U.S. Pat. No. 6,059,407 describes a process where efficient transfer of an ink image from an ITM is accomplished with a particular applied transfer drum material and a solid surfactant. In U.S. Pat. No. 6,059,407, several different low surface energy rubber materials were used, each providing for highly efficient release of the ink image from the ITM. However, print quality defects resulted from the low surface energy of these particular rubber materials, with the ink image moving and flowing significantly on the surface of the low surface energy rubber materials. To counter this effect, this U.S. Pat. No. 6,059,407 describes applying a surfactant, in a solid form, to the surface of the drum, with the surfactant having an HLB (hydrophilic-lipophilic balance) value between 2 and 16. HLB is a reference value to compare different surfactants in a relative sense. The actual value needed would be dependent on drum surface and ink formulation. U.S. Pat. No. 6,059,407 also describes most of the classes of surfactants available.
However, the sole purpose of applying the solid surfactant in this U.S. Pat. No. 6,059,407 is to control the spread of the ink image on the surface of the ITM, caused by the unique low surface energy rubber materials. Thus, the surfactant does not aid in the transfer efficiency of the ink image to the media, e.g., performing destabilization of a colorant in an ink, but rather, merely compensates for a low surface energy aspect of the unique transfer drum materials.
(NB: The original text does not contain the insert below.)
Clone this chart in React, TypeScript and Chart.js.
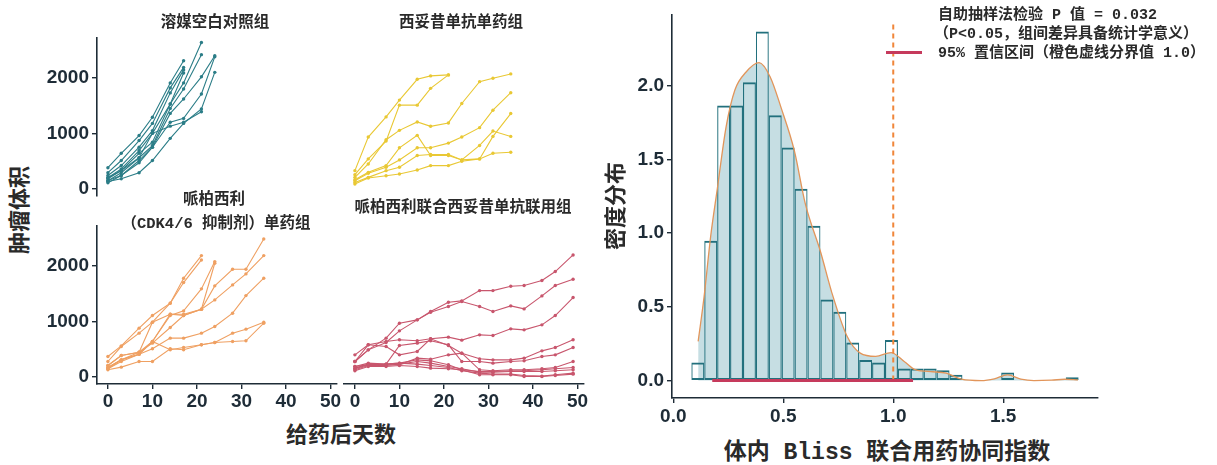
import React, { useEffect, useRef } from "react";
import { Chart, registerables } from "chart.js";

Chart.register(...registerables);

// ---------------- data ----------------
const DAYS = [0, 3, 7, 10, 14, 17, 21, 24, 28, 31, 35, 38, 42, 45, 49];
const DAY_TICKS = [0, 10, 20, 30, 40, 50];
const VOLUME_TICKS = [0, 1000, 2000];

const vehicleSeries = [
  [380, 640, 960, 1290, 1910, 2310],
  [290, 510, 870, 1180, 1820, 2190],
  [240, 420, 750, 1050, 1730, 2145],
  [200, 360, 690, 1000, 1530, 2090],
  [180, 330, 640, 840, 1530, 1910, 2640],
  [145, 290, 560, 780, 1450, 1800, 2420],
  [110, 240, 510, 750, 1360, 1620, 2020, 2400],
  [150, 240, 470, 750, 1200, 1270, 1710, 2380],
  [130, 180, 290, 510, 910, 1180, 1440, 2100],
  [200, 330, 560, 1000, 1130, 1200, 1390],
];

const cetuximabSeries = [
  [327, 933, 1297, 1600, 1975, 2036, 2054],
  [255, 539, 860, 1509, 1509, 1812, 2054],
  [206, 448, 885, 1054, 1206, 1127, 1188, 1539, 1933, 1994, 2072],
  [164, 297, 418, 739, 964, 600, 600, 521, 539, 945, 1357],
  [145, 279, 388, 521, 739, 739, 824, 933, 1103, 1418, 1733],
  [115, 206, 327, 388, 600, 618, 618, 521, 782, 1042, 945],
  [85, 194, 236, 267, 339, 418, 418, 497, 539, 642, 660],
];

const palbociclibSeries = [
  [366, 558, 877, 1105, 1327, 1778, 2186],
  [276, 546, 787, 985, 1329, 1700, 2108],
  [204, 384, 444, 985, 1129, 1129, 1219, 2048],
  [168, 306, 408, 637, 1105, 1189, 1586, 2078],
  [168, 306, 444, 637, 1129, 1105, 1219, 1640, 1940, 1940, 2486],
  [204, 384, 444, 607, 889, 1105, 1219, 1387, 1658, 1856, 2186],
  [144, 306, 408, 505, 697, 697, 787, 907, 1147, 1465, 1778],
  [144, 276, 408, 637, 487, 529, 577, 619, 637, 649, 967],
  [126, 174, 276, 276, 505, 487, 577, 619, 787, 859, 985],
];

const comboSeries = [
  [276, 486, 697, 967, 1027, 1178, 1345, 1369, 1555, 1555, 1634, 1646, 1736, 1898, 2198],
  [276, 486, 619, 829, 1027, 1165, 1267, 1357, 1267, 1177, 1279, 1225, 1459, 1646, 1760],
  [396, 577, 637, 667, 649, 685, 715, 661, 757, 745, 865, 847, 937, 1105, 1429],
  [276, 577, 547, 396, 456, 685, 565, 426, 324, 306, 306, 336, 468, 529, 667],
  [186, 246, 228, 565, 607, 649, 577, 276, 276, 246, 276, 288, 366, 396, 529],
  [156, 228, 216, 216, 336, 318, 396, 426, 126, 108, 126, 126, 144, 168, 276],
  [144, 216, 228, 246, 306, 288, 216, 126, 96, 96, 108, 108, 126, 144, 168],
  [126, 204, 204, 228, 276, 246, 186, 144, 84, 84, 96, 96, 96, 108, 126],
  [186, 216, 228, 246, 228, 204, 168, 108, 66, 48, 48, 24, 12, 36, 66],
  [108, 186, 186, 204, 186, 156, 144, 126, 36, 36, 36, 6, 6, 24, 48],
];

// histogram of Bliss index (30 bins)
const HIST_START = 0.082;
const HIST_BIN_WIDTH = 0.0587;
const histDensity = [
  0.123, 0.948, 1.864, 1.864, 2.023, 2.366, 1.798, 1.58, 1.3, 1.05,
  0.55, 0.466, 0.259, 0.139, 0.123, 0.275, 0.082, 0.082, 0.082, 0.07,
  0.039, 0, 0, 0, 0.055, 0, 0, 0, 0, 0.023,
];
const densityX = [
  0.113, 0.14, 0.17, 0.2, 0.24, 0.28, 0.33, 0.39, 0.44, 0.49, 0.55, 0.6, 0.67,
  0.72, 0.79, 0.85, 0.92, 0.99, 1.05, 1.1, 1.18, 1.24, 1.31, 1.4, 1.46, 1.52,
  1.58, 1.64, 1.72, 1.78, 1.84,
];
const densityY = [
  0.266, 0.57, 0.98, 1.3, 1.72, 1.97, 2.09, 2.155, 2.06, 1.85, 1.56, 1.2, 0.87,
  0.6, 0.3, 0.186, 0.164, 0.19, 0.13, 0.074, 0.06, 0.05, 0.01, 0.0, 0.012,
  0.039, 0.01, 0.0, 0.003, 0.009, 0.005,
];
const CI_LOW = 0.177;
const CI_HIGH = 1.09;
const THRESHOLD = 1.0;
const THRESHOLD_TOP = 2.43;
const DENSITY_TICKS = [0, 0.5, 1, 1.5, 2];
const INDEX_TICKS = [0, 0.5, 1, 1.5];

// ---------------- style ----------------
const TEAL = "#2b7d87";
const YELLOW = "#e9c834";
const ORANGE = "#efa062";
const RED = "#c8566d";
const AXIS = "#1e2c37";
const TICK_FONT = { family: "'Liberation Sans', Arial, sans-serif", size: 19, weight: "bold" as const };
const TEXT_FONT = "'Liberation Mono', 'Noto Sans CJK SC', monospace";

const DAY_MIN = -2.45;
const DAY_MAX = 51.45;
const VOL_MIN = -130;
const VOL_MAX = 2720;

function axisCommon(showAxis: boolean) {
  return {
    display: showAxis,
    grid: { drawOnChartArea: false, drawTicks: true, tickLength: 5, color: AXIS, lineWidth: 1.4 },
    border: { display: true, color: AXIS, width: 1.6 },
    ticks: { font: TICK_FONT, color: AXIS, padding: 1, maxRotation: 0, autoSkip: false },
  };
}

function noOverhangX(s: any, h: number) {
  s.height = h;
  s.paddingLeft = 0;
  s.paddingRight = 0;
}
function noOverhangY(s: any, w: number) {
  s.width = w;
  s.paddingTop = 0;
  s.paddingBottom = 0;
}

function panelConfig(series: number[][], color: string, showX: boolean, showY: boolean, padding: any): any {
  return {
    type: "line",
    data: {
      datasets: series.map((s) => ({
        data: s.map((v, i) => ({ x: DAYS[i], y: v })),
        borderColor: color,
        backgroundColor: color,
        borderWidth: 1.1,
        pointRadius: 1.7,
        pointBorderWidth: 0,
        tension: 0,
        fill: false,
      })),
    },
    options: {
      responsive: false,
      animation: false,
      events: [],
      layout: { padding },
      plugins: { legend: { display: false }, tooltip: { enabled: false } },
      scales: {
        x: {
          type: "linear",
          min: DAY_MIN,
          max: DAY_MAX,
          ...axisCommon(showX),
          ticks: { ...axisCommon(showX).ticks, callback: (v: any) => String(v) },
          afterBuildTicks: (s: any) => {
            s.ticks = DAY_TICKS.map((v) => ({ value: v }));
          },
          afterFit: (s: any) => noOverhangX(s, showX ? 34 : 0),
        },
        y: {
          type: "linear",
          min: VOL_MIN,
          max: VOL_MAX,
          ...axisCommon(showY),
          ticks: { ...axisCommon(showY).ticks, padding: 3, callback: (v: any) => String(v) },
          afterBuildTicks: (s: any) => {
            s.ticks = VOLUME_TICKS.map((v) => ({ value: v }));
          },
          afterFit: (s: any) => noOverhangY(s, showY ? 60 : 0),
        },
      },
    },
  };
}

function histConfig(): any {
  const bins = histDensity.map((h, i) => ({
    x: HIST_START + (i + 0.5) * HIST_BIN_WIDTH,
    y: h > 0 ? h : null,
  }));
  const dens = densityX.map((x, i) => ({ x, y: densityY[i] }));
  return {
    type: "bar",
    data: {
      datasets: [
        {
          type: "line",
          data: dens,
          borderWidth: 0,
          borderColor: "rgba(0,0,0,0)",
          backgroundColor: "#c6dee3",
          fill: "origin",
          pointRadius: 0,
          cubicInterpolationMode: "monotone",
          order: 5,
        },
        {
          type: "bar",
          data: bins,
          backgroundColor: "rgba(0,0,0,0)",
          borderColor: "#22707d",
          borderWidth: { top: 2, bottom: 2, left: 1.1, right: 1.1 },
          borderSkipped: false,
          barPercentage: 1,
          categoryPercentage: 1,
          inflateAmount: 0,
          order: 4,
        },
        {
          type: "line",
          data: dens,
          borderWidth: 1.3,
          borderColor: "#e2955a",
          fill: false,
          pointRadius: 0,
          cubicInterpolationMode: "monotone",
          order: 3,
        },
        {
          type: "line",
          data: [
            { x: THRESHOLD, y: 0 },
            { x: THRESHOLD, y: THRESHOLD_TOP },
          ],
          borderWidth: 2,
          borderColor: "#f0863a",
          borderDash: [5, 4],
          pointRadius: 0,
          fill: false,
          order: 2,
        },
        {
          type: "line",
          data: [
            { x: CI_LOW, y: 0 },
            { x: CI_HIGH, y: 0 },
          ],
          borderWidth: 3,
          borderColor: "#c63a5c",
          pointRadius: 0,
          fill: false,
          order: 1,
        },
      ],
    },
    options: {
      responsive: false,
      animation: false,
      events: [],
      layout: { padding: { top: 10, right: 20, left: 0, bottom: 0 } },
      plugins: { legend: { display: false }, tooltip: { enabled: false } },
      scales: {
        x: {
          type: "linear",
          min: -0.006,
          max: 1.931,
          offset: false,
          ...axisCommon(true),
          grid: { ...axisCommon(true).grid, offset: false },
          ticks: { ...axisCommon(true).ticks, padding: 2, callback: (v: any) => Number(v).toFixed(1) },
          afterBuildTicks: (s: any) => {
            s.ticks = INDEX_TICKS.map((v) => ({ value: v }));
          },
          afterFit: (s: any) => noOverhangX(s, 40),
        },
        y: {
          type: "linear",
          min: -0.118,
          max: 2.478,
          ...axisCommon(true),
          ticks: { ...axisCommon(true).ticks, padding: 3, callback: (v: any) => Number(v).toFixed(1) },
          afterBuildTicks: (s: any) => {
            s.ticks = DENSITY_TICKS.map((v) => ({ value: v }));
          },
          afterFit: (s: any) => noOverhangY(s, 72),
        },
      },
    },
  };
}

// ---------------- components ----------------
function ChartBox(props: { left: number; top: number; width: number; height: number; make: () => any }) {
  const ref = useRef<HTMLCanvasElement>(null);
  useEffect(() => {
    const chart = new Chart(ref.current as HTMLCanvasElement, props.make());
    return () => chart.destroy();
  }, []);
  return (
    <div style={{ position: "absolute", left: props.left, top: props.top, width: props.width, height: props.height }}>
      <canvas ref={ref} width={props.width} height={props.height} style={{ width: props.width, height: props.height, display: "block" }} />
    </div>
  );
}

function Label(props: { x: number; y: number; text: string; size: number; rotate?: boolean; anchor?: "center" | "left"; color?: string }) {
  const anchor = props.anchor || "center";
  const tx = anchor === "center" ? "-50%" : "0";
  return (
    <div
      style={{
        position: "absolute",
        left: props.x,
        top: props.y,
        transform: `translate(${tx}, -50%)${props.rotate ? " rotate(-90deg)" : ""}`,
        transformOrigin: anchor === "center" ? "center" : "left center",
        whiteSpace: "pre",
        fontFamily: TEXT_FONT,
        fontWeight: 700,
        fontSize: props.size,
        lineHeight: 1,
        color: props.color || "#2a2a2a",
      }}
    >
      {props.text}
    </div>
  );
}

export default function App() {
  return (
    <div style={{ position: "absolute", left: 0, top: 0, width: 1217, height: 465, background: "#ffffff", overflow: "hidden" }}>
      <ChartBox left={37} top={30} width={312} height={174} make={() => panelConfig(vehicleSeries, TEAL, false, true, { top: 8, bottom: 8, left: 0, right: 12 })} />
      <ChartBox left={334} top={30} width={262} height={174} make={() => panelConfig(cetuximabSeries, YELLOW, false, false, { top: 8, bottom: 8, left: 10, right: 12 })} />
      <ChartBox left={37} top={218} width={312} height={200} make={() => panelConfig(palbociclibSeries, ORANGE, true, true, { top: 8, bottom: 0, left: 0, right: 12 })} />
      <ChartBox left={334} top={218} width={262} height={200} make={() => panelConfig(comboSeries, RED, true, false, { top: 8, bottom: 0, left: 10, right: 12 })} />
      <ChartBox left={600} top={5} width={518} height={433} make={histConfig} />

      <Label x={215} y={24} text="溶媒空白对照组" size={15.5} />
      <Label x={461} y={24} text="西妥昔单抗单药组" size={15.5} />
      <Label x={214} y={201} text="哌柏西利" size={15.5} />
      <Label x={216} y={225} text="（CDK4/6 抑制剂）单药组" size={15.5} />
      <Label x={463} y={209} text="哌柏西利联合西妥昔单抗联用组" size={15.5} />
      <Label x={22} y={210} text="肿瘤体积" size={22} rotate />
      <Label x={341} y={437} text="给药后天数" size={22} />
      <Label x={618} y={206} text="密度分布" size={22} rotate />
      <Label x={887} y={453} text="体内 Bliss 联合用药协同指数" size={23} />

      <Label x={938} y={15} text="自助抽样法检验 P 值 = 0.032" size={15} anchor="left" />
      <Label x={934} y={34} text="（P<0.05，组间差异具备统计学意义）" size={15} anchor="left" />
      <Label x={938} y={53} text="95% 置信区间（橙色虚线分界值 1.0）" size={15} anchor="left" />
      <div style={{ position: "absolute", left: 886, top: 51, width: 36, height: 3, background: "#c63a5c" }} />
    </div>
  );
}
In addition, after application of the solid surfactant material, it would appear that the surfactant material is liquefied into a liquid layer while on the surface of the transfer drum.
Conversely, the purpose of the liquid coatings, and the inventors' coating solids, is to effect efficient transfer of ink colorant to the media. Typically, surface energy modifications are not necessary to maintain print quality. Rather, if image spread is observed, it can be modified within the ink formulation. Embodiments of the present invention may not even include any surfactant in their solid material formulations, while also noting that surfactants may not diffuse with an ink on a time scale required in printing systems to perform this destabilizing operation.